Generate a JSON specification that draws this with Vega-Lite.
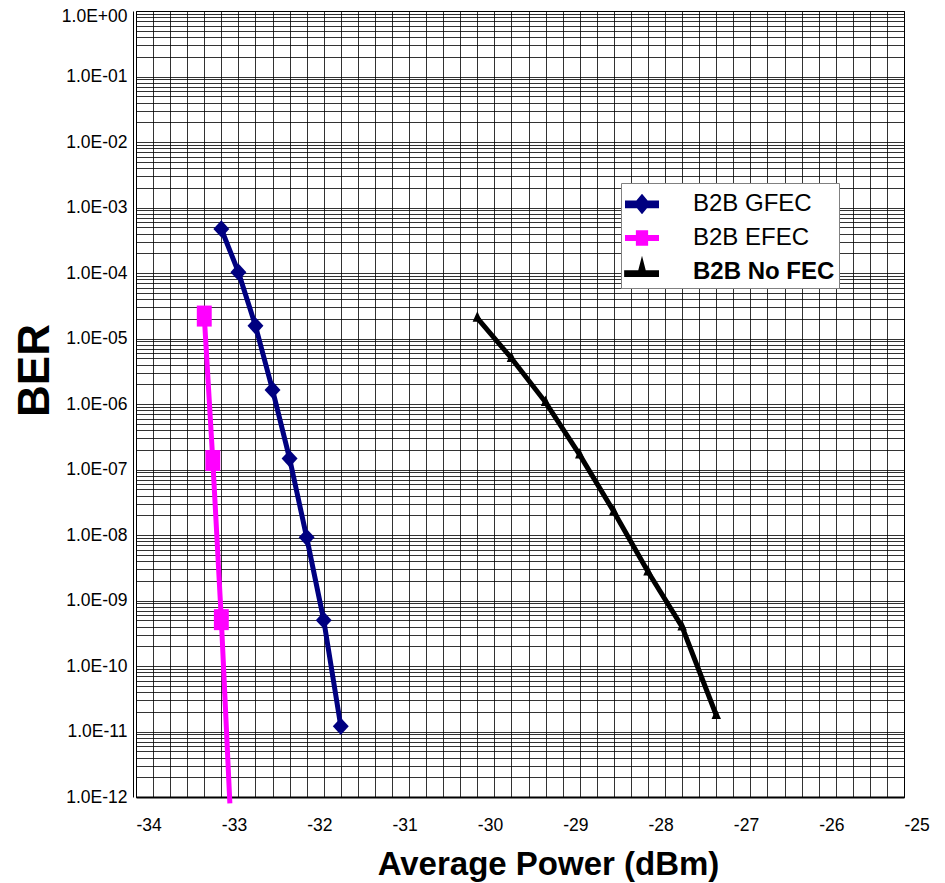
{
  "$schema": "https://vega.github.io/schema/vega-lite/v6.json",
  "width": 768,
  "height": 786,
  "autosize": {"type": "none"},
  "padding": {"left": 136, "top": 11, "right": 41, "bottom": 86},
  "background": "white",
  "config": {
    "view": {"stroke": "#000", "strokeWidth": 1}
  },
  "data": {
    "values": [
      {"series": "B2B GFEC", "power": -33.0, "ber": 4.7e-4},
      {"series": "B2B GFEC", "power": -32.8, "ber": 1.03e-4},
      {"series": "B2B GFEC", "power": -32.6, "ber": 1.56e-5},
      {"series": "B2B GFEC", "power": -32.4, "ber": 1.64e-6},
      {"series": "B2B GFEC", "power": -32.2, "ber": 1.47e-7},
      {"series": "B2B GFEC", "power": -32.0, "ber": 9.2e-9},
      {"series": "B2B GFEC", "power": -31.8, "ber": 5.0e-10},
      {"series": "B2B GFEC", "power": -31.6, "ber": 1.2e-11},
      {"series": "B2B EFEC", "power": -33.2, "ber": 2.2e-5},
      {"series": "B2B EFEC", "power": -33.1, "ber": 1.37e-7},
      {"series": "B2B EFEC", "power": -33.0, "ber": 5.1e-10},
      {"series": "B2B EFEC", "power": -32.9, "ber": 8e-13},
      {"series": "B2B No FEC", "power": -30.0, "ber": 2.05e-5},
      {"series": "B2B No FEC", "power": -29.6, "ber": 5.0e-6},
      {"series": "B2B No FEC", "power": -29.2, "ber": 1.06e-6},
      {"series": "B2B No FEC", "power": -28.8, "ber": 1.67e-7},
      {"series": "B2B No FEC", "power": -28.4, "ber": 2.27e-8},
      {"series": "B2B No FEC", "power": -28.0, "ber": 2.74e-9},
      {"series": "B2B No FEC", "power": -27.6, "ber": 3.96e-10},
      {"series": "B2B No FEC", "power": -27.2, "ber": 1.77e-11}
    ]
  },
  "encoding": {
    "x": {
      "field": "power",
      "type": "quantitative",
      "scale": {"domain": [-34, -25], "nice": false, "zero": false},
      "axis": {
        "values": [-34,-33.8,-33.6,-33.4,-33.2,-33,-32.8,-32.6,-32.4,-32.2,-32,-31.8,-31.6,-31.4,-31.2,-31,-30.8,-30.6,-30.4,-30.2,-30,-29.8,-29.6,-29.4,-29.2,-29,-28.8,-28.6,-28.4,-28.2,-28,-27.8,-27.6,-27.4,-27.2,-27,-26.8,-26.6,-26.4,-26.2,-26,-25.8,-25.6,-25.4,-25.2,-25],
        "labelExpr": "abs(datum.value - round(datum.value)) < 0.001 ? '' + round(datum.value) : ''",
        "labelOverlap": false,
        "labelFlush": false,
        "ticks": false,
        "grid": true,
        "gridColor": "#000",
        "gridOpacity": 0.8,
        "gridWidth": 1,
        "domain": true,
        "domainColor": "#000",
        "domainWidth": 2,
        "labelFont": "Liberation Sans",
        "labelFontSize": 17.5,
        "labelColor": "#000",
        "labelAlign": "left",
        "labelPadding": 19,
        "title": "Average Power (dBm)",
        "titleFont": "Liberation Sans",
        "titleFontSize": 33,
        "titleFontWeight": "bold",
        "titleColor": "#000",
        "titleX": 412,
        "titleY": 77,
        "titleAlign": "center",
        "titleBaseline": "alphabetic"
      }
    },
    "y": {
      "field": "ber",
      "type": "quantitative",
      "scale": {"type": "log", "domain": [1e-12, 1], "nice": false},
      "axis": {
        "values": [1e-12,2e-12,3e-12,4e-12,5e-12,6e-12,7e-12,8e-12,9e-12,1e-11,2e-11,3e-11,4e-11,5e-11,6e-11,7e-11,8e-11,9e-11,1e-10,2e-10,3e-10,4e-10,5e-10,6e-10,7e-10,8e-10,9e-10,1e-9,2e-9,3e-9,4e-9,5e-9,6e-9,7e-9,8e-9,9e-9,1e-8,2e-8,3e-8,4e-8,5e-8,6e-8,7e-8,8e-8,9e-8,1e-7,2e-7,3e-7,4e-7,5e-7,6e-7,7e-7,8e-7,9e-7,1e-6,2e-6,3e-6,4e-6,5e-6,6e-6,7e-6,8e-6,9e-6,1e-5,2e-5,3e-5,4e-5,5e-5,6e-5,7e-5,8e-5,9e-5,1e-4,2e-4,3e-4,4e-4,5e-4,6e-4,7e-4,8e-4,9e-4,0.001,0.002,0.003,0.004,0.005,0.006,0.007,0.008,0.009,0.01,0.02,0.03,0.04,0.05,0.06,0.07,0.08,0.09,0.1,0.2,0.3,0.4,0.5,0.6,0.7,0.8,0.9,1],
        "labelExpr": "abs(log(datum.value)/LN10 - round(log(datum.value)/LN10)) < 0.001 ? '1.0E' + (round(log(datum.value)/LN10) >= 0 ? '+' : '-') + (abs(round(log(datum.value)/LN10)) < 10 ? '0' : '') + abs(round(log(datum.value)/LN10)) : ''",
        "labelOverlap": false,
        "labelFlush": false,
        "labelOffset": {"condition": {"test": "datum.value >= 0.99", "value": 5}, "value": 0},
        "ticks": false,
        "grid": true,
        "gridColor": "#000",
        "gridOpacity": 0.8,
        "gridWidth": 1,
        "domain": true,
        "domainColor": "#000",
        "domainWidth": 1,
        "offset": 3,
        "labelFont": "Liberation Sans",
        "labelFontSize": 17.5,
        "labelColor": "#000",
        "labelAlign": "right",
        "labelBaseline": "middle",
        "labelPadding": 6,
        "title": "BER",
        "titleFont": "Liberation Sans",
        "titleFontSize": 44,
        "titleFontWeight": "bold",
        "titleColor": "#000",
        "titleAngle": -90,
        "titleX": -98,
        "titleY": 359,
        "titleAlign": "center",
        "titleBaseline": "middle"
      }
    }
  },
  "layer": [
    {
      "mark": {"type": "line", "strokeWidth": 5, "clip": false},
      "encoding": {
        "stroke": {
          "field": "series",
          "type": "nominal",
          "scale": {"domain": ["B2B No FEC", "B2B GFEC", "B2B EFEC"], "range": ["#000000", "#000080", "#FF00FF"]},
          "legend": null
        }
      }
    },
    {
      "transform": [{"filter": "datum.ber >= 1e-12"}],
      "mark": {"type": "point", "filled": true, "opacity": 1, "size": 441, "strokeWidth": 0},
      "encoding": {
        "color": {
          "field": "series",
          "type": "nominal",
          "scale": {"domain": ["B2B GFEC", "B2B EFEC", "B2B No FEC"], "range": ["#000080", "#FF00FF", "#000000"]},
          "legend": {
            "orient": "none",
            "legendX": 485,
            "legendY": 172,
            "title": null,
            "fillColor": "white",
            "strokeColor": "#808080",
            "padding": 4,
            "rowPadding": 5,
            "symbolSize": 1156,
            "symbolStrokeWidth": 0,
            "labelFont": "Liberation Sans",
            "labelFontSize": 24,
            "labelColor": "#000",
            "labelOffset": 34,
            "labelLimit": 400,
            "encoding": {
              "symbols": {
                "shape": {
                  "condition": [
                    {"test": "datum.value === 'B2B GFEC'", "value": "M-1,-0.2H1V0.25H-1Z M-0.5,0L0,-0.6L0.5,0L0,0.6Z"},
                    {"test": "datum.value === 'B2B EFEC'", "value": "M-1,-0.18H1V0.18H-1Z M-0.36,-0.45H0.36V0.45H-0.36Z"}
                  ],
                  "value": "M-1.05,-0.1H1V0.3H-1.05Z M-0.22,-0.1L0,-0.95L0.22,-0.1Z"
                }
              },
              "labels": {
                "fontWeight": {"condition": {"test": "datum.value === 'B2B No FEC'", "value": "bold"}, "value": "normal"}
              }
            }
          }
        },
        "shape": {
          "field": "series",
          "type": "nominal",
          "scale": {
            "domain": ["B2B EFEC", "B2B GFEC", "B2B No FEC"],
            "range": ["M-0.71,-1H0.71V1H-0.71Z", "M-0.76,0L0,-0.82L0.76,0L0,0.82Z", "M0,-0.65L0.45,0.35L-0.45,0.35Z"]
          },
          "legend": null
        }
      }
    }
  ]
}
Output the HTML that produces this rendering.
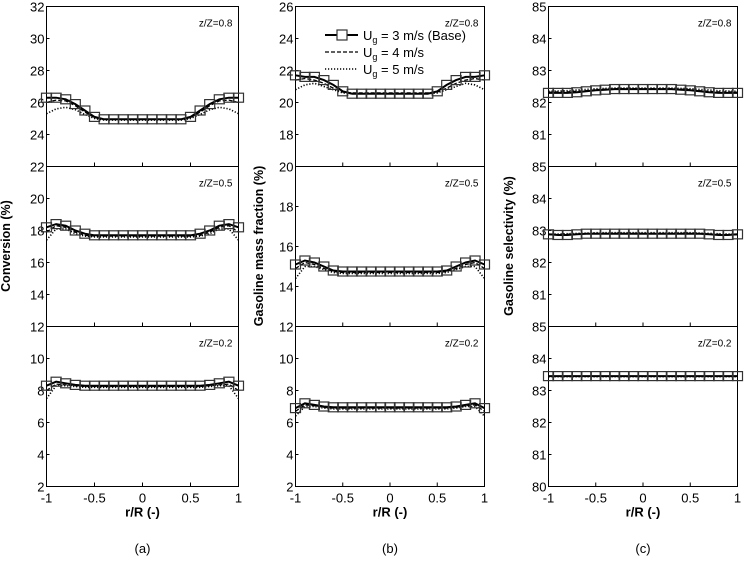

**Problem to solve**
All lines above with "that" in them should be returned.

**Answer below**
Generate a JSON specification that draws this with Vega-Lite.
Output the HTML that produces this rendering.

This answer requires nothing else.